## Written exercise
Begin at the top of the entries below and write out every line through the one containing "const yTicks = [0, 500, 1000, 1500, 2000, 2500];", excluding pictures.
* START Extracted entries *
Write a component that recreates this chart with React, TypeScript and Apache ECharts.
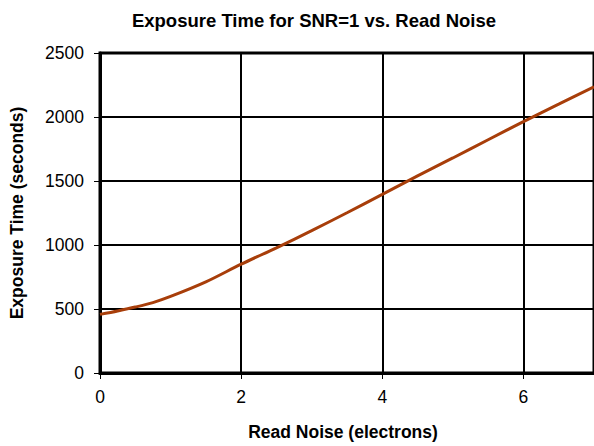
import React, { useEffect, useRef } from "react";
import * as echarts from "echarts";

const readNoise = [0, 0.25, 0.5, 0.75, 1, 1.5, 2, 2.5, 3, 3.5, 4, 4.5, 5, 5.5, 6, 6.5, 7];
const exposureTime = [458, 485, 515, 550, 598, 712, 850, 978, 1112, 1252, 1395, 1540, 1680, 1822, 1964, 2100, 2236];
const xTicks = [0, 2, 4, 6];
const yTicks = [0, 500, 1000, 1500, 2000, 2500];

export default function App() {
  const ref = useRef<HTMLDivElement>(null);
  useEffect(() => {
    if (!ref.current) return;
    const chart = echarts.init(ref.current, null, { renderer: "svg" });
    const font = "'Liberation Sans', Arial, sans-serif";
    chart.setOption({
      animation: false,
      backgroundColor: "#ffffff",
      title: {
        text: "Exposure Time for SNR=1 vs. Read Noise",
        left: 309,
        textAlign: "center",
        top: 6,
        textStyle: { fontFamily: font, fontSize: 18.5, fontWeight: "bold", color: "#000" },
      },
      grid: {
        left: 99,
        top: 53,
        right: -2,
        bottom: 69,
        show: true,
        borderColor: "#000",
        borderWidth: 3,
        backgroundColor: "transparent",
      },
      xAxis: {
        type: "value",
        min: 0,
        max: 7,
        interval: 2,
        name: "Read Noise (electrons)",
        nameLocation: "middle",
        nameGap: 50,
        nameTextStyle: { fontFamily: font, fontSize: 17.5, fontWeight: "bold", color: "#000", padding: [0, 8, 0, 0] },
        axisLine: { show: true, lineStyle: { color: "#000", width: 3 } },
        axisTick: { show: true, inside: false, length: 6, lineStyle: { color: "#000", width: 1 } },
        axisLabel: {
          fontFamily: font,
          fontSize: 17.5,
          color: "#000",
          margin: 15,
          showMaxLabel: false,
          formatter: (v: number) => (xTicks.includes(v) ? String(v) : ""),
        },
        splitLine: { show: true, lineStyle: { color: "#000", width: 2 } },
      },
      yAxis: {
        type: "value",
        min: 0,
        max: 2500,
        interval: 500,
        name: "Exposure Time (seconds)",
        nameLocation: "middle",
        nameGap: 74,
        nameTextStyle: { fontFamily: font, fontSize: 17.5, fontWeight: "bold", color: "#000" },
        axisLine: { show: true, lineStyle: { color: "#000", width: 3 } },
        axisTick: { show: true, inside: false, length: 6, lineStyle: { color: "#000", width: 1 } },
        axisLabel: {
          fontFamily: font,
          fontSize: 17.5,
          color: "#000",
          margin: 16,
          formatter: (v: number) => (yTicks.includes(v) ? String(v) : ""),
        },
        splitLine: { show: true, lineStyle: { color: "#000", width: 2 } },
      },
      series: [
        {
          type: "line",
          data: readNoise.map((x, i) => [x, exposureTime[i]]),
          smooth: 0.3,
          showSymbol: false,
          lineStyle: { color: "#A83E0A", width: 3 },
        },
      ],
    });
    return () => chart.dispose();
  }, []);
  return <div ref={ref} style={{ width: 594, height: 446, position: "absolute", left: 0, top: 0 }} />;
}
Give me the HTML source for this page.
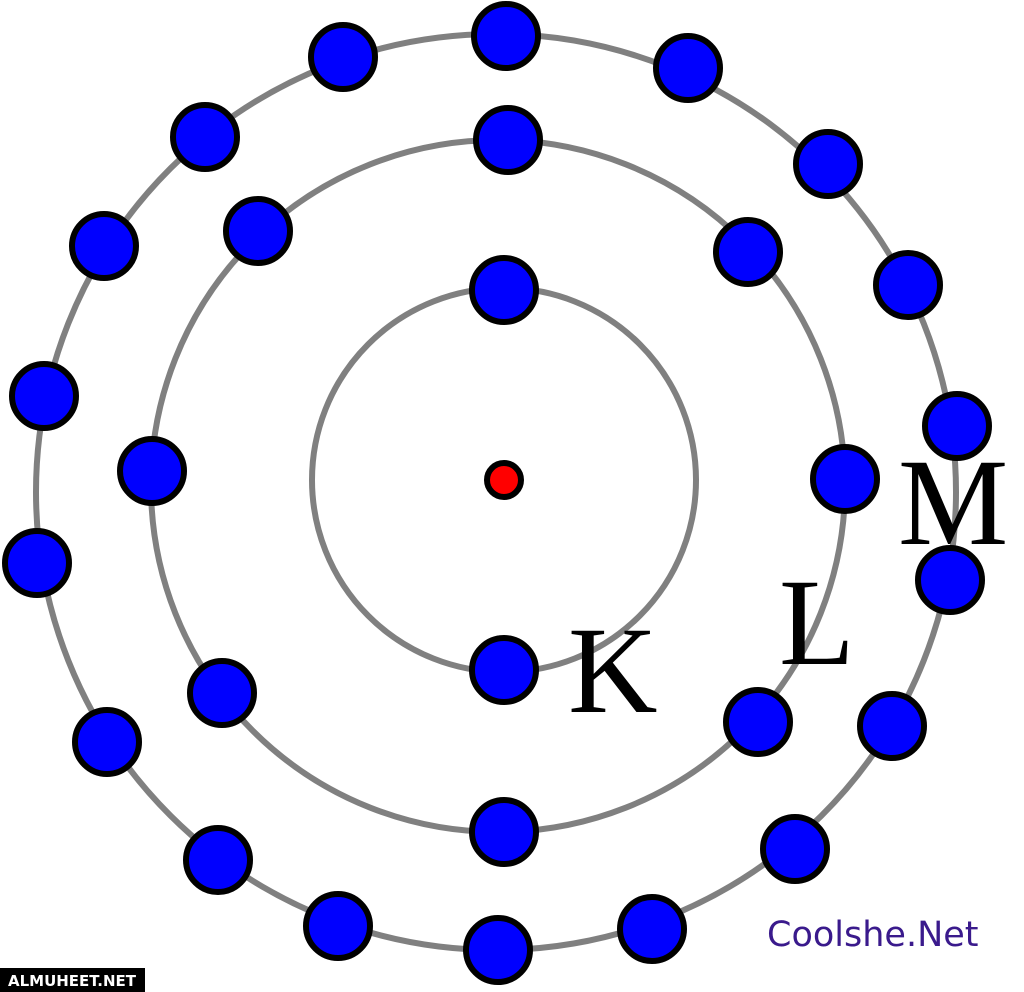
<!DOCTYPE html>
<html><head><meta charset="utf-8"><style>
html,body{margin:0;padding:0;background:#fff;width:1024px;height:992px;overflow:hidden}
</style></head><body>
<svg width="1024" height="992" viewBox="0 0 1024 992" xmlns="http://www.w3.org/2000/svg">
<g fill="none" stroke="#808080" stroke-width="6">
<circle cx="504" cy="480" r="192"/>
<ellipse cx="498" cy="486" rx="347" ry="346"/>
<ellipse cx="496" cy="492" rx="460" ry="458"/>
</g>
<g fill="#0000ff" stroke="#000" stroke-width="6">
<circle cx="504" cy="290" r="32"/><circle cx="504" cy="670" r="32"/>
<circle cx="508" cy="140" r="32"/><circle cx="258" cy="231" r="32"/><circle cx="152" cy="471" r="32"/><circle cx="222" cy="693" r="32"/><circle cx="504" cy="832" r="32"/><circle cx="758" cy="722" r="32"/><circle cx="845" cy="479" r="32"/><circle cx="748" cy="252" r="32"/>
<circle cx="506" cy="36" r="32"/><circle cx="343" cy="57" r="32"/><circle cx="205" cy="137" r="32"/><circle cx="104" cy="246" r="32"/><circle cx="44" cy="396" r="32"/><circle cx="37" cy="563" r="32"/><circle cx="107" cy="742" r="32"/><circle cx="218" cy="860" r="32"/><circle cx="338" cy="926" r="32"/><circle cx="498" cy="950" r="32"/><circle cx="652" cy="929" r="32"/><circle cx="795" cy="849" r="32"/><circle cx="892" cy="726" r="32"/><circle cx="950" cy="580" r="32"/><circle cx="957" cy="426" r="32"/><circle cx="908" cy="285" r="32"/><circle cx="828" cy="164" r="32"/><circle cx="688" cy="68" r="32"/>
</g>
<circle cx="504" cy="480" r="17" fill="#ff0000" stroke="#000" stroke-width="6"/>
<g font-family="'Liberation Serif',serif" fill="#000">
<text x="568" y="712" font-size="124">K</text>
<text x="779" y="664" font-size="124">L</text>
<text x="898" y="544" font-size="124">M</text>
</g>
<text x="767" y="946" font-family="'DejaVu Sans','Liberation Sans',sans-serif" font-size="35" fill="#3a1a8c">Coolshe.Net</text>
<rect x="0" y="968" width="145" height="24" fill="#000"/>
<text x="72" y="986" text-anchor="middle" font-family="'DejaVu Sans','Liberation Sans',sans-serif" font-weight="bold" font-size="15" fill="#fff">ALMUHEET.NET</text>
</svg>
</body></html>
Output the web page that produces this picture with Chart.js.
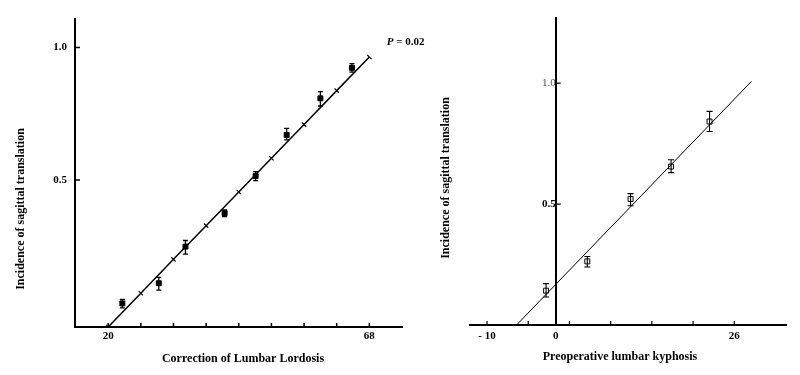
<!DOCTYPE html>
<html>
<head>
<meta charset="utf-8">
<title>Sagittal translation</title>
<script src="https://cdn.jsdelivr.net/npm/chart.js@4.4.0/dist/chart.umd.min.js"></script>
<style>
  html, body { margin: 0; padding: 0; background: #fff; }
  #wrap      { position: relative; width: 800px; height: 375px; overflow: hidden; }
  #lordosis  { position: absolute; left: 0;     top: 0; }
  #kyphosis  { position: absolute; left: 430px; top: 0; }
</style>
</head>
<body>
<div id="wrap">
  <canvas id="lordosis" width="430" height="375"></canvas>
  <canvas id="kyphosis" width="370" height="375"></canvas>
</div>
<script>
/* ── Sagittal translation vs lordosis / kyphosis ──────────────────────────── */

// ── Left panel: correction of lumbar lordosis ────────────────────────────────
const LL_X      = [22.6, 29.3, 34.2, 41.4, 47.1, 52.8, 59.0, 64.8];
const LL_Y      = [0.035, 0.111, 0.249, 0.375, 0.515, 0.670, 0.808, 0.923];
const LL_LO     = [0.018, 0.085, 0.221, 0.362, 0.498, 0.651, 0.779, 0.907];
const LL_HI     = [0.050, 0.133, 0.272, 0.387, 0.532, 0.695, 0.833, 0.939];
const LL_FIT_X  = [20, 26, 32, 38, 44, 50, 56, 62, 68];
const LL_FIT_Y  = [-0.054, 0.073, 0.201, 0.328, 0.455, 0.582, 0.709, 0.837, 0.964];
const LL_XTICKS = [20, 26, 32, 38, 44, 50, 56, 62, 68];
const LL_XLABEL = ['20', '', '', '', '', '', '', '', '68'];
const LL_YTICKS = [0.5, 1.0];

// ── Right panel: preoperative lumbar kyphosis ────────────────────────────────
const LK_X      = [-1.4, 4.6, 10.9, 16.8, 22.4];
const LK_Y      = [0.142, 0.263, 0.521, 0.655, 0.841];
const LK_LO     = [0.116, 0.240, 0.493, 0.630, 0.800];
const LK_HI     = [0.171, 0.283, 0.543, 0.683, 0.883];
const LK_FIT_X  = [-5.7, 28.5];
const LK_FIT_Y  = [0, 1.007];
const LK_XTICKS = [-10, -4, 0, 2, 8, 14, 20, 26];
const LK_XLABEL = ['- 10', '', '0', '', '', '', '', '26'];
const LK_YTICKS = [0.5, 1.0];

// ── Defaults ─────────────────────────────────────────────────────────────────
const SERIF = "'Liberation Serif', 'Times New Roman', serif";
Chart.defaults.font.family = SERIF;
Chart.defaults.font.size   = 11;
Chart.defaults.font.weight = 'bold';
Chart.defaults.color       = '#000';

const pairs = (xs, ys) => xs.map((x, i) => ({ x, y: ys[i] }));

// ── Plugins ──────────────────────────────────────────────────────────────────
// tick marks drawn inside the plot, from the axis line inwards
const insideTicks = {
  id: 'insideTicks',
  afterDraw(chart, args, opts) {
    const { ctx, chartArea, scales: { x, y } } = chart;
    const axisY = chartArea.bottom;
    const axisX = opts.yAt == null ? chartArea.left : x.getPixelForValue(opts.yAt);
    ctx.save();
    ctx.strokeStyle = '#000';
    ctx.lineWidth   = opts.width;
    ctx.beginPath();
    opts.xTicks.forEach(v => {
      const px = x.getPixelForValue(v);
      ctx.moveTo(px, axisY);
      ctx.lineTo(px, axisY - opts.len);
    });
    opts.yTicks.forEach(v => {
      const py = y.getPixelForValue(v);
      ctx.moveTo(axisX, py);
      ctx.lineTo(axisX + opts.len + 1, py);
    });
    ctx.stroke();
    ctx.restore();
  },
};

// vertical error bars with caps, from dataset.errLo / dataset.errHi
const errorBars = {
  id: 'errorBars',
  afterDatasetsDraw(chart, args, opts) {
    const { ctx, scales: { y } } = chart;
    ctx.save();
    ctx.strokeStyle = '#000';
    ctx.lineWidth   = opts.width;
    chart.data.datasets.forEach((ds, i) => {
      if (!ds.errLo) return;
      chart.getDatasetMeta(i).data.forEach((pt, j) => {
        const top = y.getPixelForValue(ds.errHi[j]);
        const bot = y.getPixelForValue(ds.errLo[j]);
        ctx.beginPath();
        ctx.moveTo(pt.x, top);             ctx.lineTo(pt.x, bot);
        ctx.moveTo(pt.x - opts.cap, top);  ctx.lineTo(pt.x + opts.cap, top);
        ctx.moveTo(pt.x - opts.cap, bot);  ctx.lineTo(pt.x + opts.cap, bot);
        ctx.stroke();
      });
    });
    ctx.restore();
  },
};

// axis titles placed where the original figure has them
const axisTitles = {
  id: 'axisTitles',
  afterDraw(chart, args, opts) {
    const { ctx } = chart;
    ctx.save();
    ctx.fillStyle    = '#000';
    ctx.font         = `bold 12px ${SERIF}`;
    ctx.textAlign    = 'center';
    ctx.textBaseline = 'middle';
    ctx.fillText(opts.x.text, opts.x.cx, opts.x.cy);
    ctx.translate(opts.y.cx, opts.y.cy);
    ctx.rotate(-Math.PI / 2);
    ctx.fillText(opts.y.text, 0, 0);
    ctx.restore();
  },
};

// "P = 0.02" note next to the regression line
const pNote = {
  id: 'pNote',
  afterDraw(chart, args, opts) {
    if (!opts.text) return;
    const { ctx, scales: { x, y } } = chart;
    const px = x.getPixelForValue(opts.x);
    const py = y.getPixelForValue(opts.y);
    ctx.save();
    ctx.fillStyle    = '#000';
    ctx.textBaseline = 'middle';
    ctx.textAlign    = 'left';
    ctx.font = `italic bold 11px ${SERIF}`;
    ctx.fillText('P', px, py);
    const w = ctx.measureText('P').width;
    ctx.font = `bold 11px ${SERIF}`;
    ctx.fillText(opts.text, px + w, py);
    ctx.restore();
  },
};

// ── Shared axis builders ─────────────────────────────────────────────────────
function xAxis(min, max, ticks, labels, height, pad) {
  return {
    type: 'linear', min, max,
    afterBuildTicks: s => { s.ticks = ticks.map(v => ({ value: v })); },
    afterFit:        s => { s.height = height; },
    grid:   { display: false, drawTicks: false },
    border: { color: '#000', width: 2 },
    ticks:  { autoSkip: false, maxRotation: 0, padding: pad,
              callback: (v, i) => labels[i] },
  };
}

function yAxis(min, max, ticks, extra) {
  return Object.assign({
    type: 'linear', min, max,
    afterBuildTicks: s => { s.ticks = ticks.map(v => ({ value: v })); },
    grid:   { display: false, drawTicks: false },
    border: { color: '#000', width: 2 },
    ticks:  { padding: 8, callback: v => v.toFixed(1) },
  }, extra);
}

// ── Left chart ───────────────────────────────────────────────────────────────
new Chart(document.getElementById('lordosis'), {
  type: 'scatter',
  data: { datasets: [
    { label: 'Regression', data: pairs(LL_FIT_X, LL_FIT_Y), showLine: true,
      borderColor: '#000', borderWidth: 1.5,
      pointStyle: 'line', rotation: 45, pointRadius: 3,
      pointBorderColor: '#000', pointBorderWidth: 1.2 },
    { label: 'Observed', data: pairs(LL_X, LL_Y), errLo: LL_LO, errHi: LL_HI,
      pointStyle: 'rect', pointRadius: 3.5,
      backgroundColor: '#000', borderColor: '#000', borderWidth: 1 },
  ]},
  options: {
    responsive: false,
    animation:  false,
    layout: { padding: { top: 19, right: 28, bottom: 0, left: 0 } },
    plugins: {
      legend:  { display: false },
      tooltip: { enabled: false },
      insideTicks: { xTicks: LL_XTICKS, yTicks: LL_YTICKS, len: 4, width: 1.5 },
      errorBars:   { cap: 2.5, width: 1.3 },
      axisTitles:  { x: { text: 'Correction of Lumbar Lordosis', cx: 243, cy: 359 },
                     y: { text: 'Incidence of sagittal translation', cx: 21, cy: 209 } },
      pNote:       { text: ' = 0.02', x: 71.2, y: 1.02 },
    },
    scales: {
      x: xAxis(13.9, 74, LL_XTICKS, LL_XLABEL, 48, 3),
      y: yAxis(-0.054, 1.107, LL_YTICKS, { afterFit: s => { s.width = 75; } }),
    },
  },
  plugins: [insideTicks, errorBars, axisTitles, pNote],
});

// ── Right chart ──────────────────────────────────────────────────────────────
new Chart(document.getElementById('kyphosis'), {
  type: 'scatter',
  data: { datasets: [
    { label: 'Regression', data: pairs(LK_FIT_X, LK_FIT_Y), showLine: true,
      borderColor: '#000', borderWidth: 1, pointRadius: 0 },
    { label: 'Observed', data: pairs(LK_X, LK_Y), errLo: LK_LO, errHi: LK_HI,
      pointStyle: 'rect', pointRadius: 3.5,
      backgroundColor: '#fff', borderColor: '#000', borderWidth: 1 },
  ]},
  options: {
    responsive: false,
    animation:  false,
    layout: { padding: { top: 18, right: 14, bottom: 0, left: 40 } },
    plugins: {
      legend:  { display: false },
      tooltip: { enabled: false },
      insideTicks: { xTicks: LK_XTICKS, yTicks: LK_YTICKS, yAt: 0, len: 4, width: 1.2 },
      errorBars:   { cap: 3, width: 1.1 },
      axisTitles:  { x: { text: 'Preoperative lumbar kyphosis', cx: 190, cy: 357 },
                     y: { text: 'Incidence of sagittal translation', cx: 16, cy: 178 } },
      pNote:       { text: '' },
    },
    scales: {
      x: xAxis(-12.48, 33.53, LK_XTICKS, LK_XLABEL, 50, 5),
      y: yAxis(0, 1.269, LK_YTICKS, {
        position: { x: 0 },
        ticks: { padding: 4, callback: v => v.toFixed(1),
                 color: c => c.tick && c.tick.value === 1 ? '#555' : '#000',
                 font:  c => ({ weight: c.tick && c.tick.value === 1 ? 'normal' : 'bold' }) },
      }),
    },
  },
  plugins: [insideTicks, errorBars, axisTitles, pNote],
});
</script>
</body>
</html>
* END Extracted entries *
## Answer to this exercise
Write a component that recreates this chart with React, TypeScript and Apache ECharts.
import React, { useEffect, useRef } from "react";
import * as echarts from "echarts";

const readNoise = [0, 0.25, 0.5, 0.75, 1, 1.5, 2, 2.5, 3, 3.5, 4, 4.5, 5, 5.5, 6, 6.5, 7];
const exposureTime = [458, 485, 515, 550, 598, 712, 850, 978, 1112, 1252, 1395, 1540, 1680, 1822, 1964, 2100, 2236];
const xTicks = [0, 2, 4, 6];
const yTicks = [0, 500, 1000, 1500, 2000, 2500];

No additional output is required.